SOURCE EXCERPT —

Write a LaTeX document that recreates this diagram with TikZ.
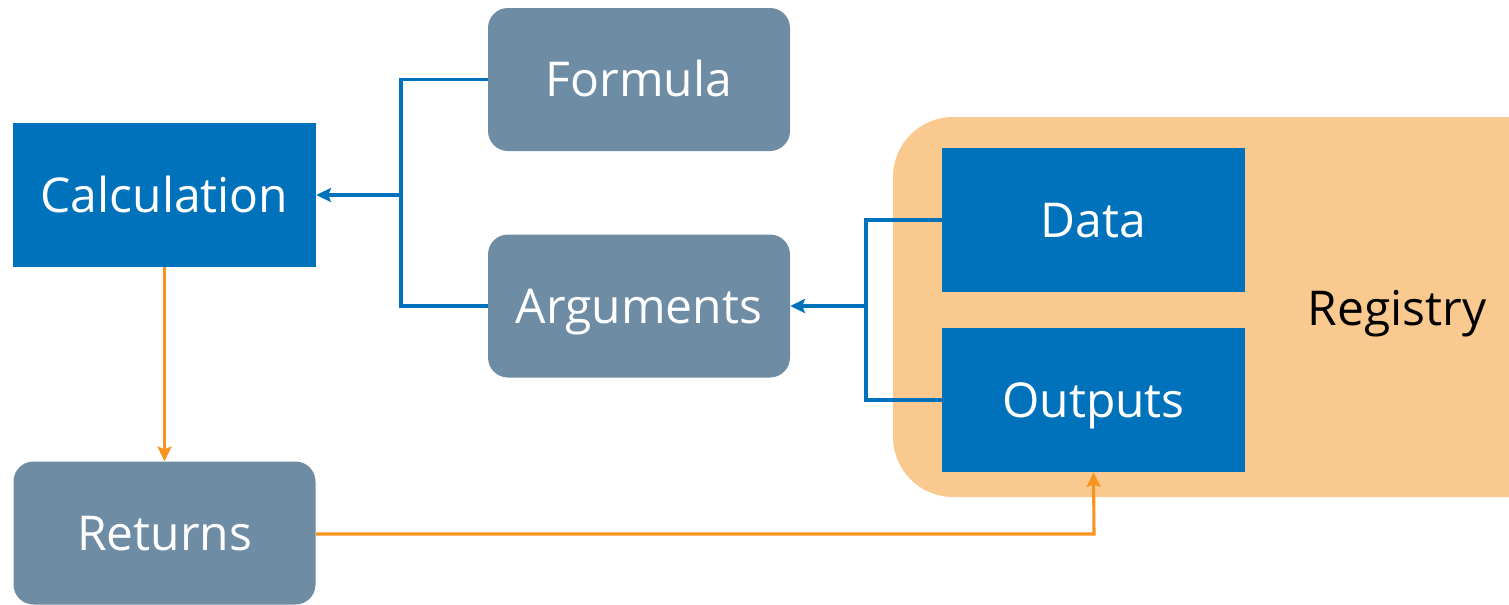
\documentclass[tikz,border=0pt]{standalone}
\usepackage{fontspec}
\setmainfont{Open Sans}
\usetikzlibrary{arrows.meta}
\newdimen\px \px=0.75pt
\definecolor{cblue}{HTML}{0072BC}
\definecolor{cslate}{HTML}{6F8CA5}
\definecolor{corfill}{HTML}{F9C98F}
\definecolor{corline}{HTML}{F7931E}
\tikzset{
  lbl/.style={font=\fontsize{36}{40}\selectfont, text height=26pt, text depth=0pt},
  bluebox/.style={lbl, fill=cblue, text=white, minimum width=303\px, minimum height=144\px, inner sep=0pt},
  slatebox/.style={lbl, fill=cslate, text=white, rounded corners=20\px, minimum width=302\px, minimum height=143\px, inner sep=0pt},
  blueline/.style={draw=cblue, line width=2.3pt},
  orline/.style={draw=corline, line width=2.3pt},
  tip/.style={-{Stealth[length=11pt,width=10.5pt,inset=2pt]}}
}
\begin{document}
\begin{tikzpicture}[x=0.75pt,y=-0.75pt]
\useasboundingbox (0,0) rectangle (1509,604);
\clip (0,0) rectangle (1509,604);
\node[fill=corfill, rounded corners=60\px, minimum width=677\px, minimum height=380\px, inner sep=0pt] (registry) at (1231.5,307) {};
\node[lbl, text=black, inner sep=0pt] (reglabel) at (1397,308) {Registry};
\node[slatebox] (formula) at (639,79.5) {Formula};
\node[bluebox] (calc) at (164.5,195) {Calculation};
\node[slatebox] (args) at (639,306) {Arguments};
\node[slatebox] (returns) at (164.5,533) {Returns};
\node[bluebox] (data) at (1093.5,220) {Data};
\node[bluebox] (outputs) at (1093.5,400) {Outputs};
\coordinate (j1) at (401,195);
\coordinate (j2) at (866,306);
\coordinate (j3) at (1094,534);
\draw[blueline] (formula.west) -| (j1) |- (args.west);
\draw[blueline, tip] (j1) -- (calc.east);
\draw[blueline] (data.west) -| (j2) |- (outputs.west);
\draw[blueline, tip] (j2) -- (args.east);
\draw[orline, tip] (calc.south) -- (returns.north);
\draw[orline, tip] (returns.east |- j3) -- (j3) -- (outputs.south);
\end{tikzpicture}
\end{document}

WHAT IS REQUIRED — Set down the material exactly, every line of it, except for the pictures.

ANSWER IN FULL —
Write a LaTeX document that recreates this diagram with TikZ.
\documentclass[tikz,border=0pt]{standalone}
\usepackage{fontspec}
\setmainfont{Open Sans}
\usetikzlibrary{arrows.meta}
\newdimen\px \px=0.75pt
\definecolor{cblue}{HTML}{0072BC}
\definecolor{cslate}{HTML}{6F8CA5}
\definecolor{corfill}{HTML}{F9C98F}
\definecolor{corline}{HTML}{F7931E}
\tikzset{
  lbl/.style={font=\fontsize{36}{40}\selectfont, text height=26pt, text depth=0pt},
  bluebox/.style={lbl, fill=cblue, text=white, minimum width=303\px, minimum height=144\px, inner sep=0pt},
  slatebox/.style={lbl, fill=cslate, text=white, rounded corners=20\px, minimum width=302\px, minimum height=143\px, inner sep=0pt},
  blueline/.style={draw=cblue, line width=2.3pt},
  orline/.style={draw=corline, line width=2.3pt},
  tip/.style={-{Stealth[length=11pt,width=10.5pt,inset=2pt]}}
}
\begin{document}
\begin{tikzpicture}[x=0.75pt,y=-0.75pt]
\useasboundingbox (0,0) rectangle (1509,604);
\clip (0,0) rectangle (1509,604);
\node[fill=corfill, rounded corners=60\px, minimum width=677\px, minimum height=380\px, inner sep=0pt] (registry) at (1231.5,307) {};
\node[lbl, text=black, inner sep=0pt] (reglabel) at (1397,308) {Registry};
\node[slatebox] (formula) at (639,79.5) {Formula};
\node[bluebox] (calc) at (164.5,195) {Calculation};
\node[slatebox] (args) at (639,306) {Arguments};
\node[slatebox] (returns) at (164.5,533) {Returns};
\node[bluebox] (data) at (1093.5,220) {Data};
\node[bluebox] (outputs) at (1093.5,400) {Outputs};
\coordinate (j1) at (401,195);
\coordinate (j2) at (866,306);
\coordinate (j3) at (1094,534);
\draw[blueline] (formula.west) -| (j1) |- (args.west);
\draw[blueline, tip] (j1) -- (calc.east);
\draw[blueline] (data.west) -| (j2) |- (outputs.west);
\draw[blueline, tip] (j2) -- (args.east);
\draw[orline, tip] (calc.south) -- (returns.north);
\draw[orline, tip] (returns.east |- j3) -- (j3) -- (outputs.south);
\end{tikzpicture}
\end{document}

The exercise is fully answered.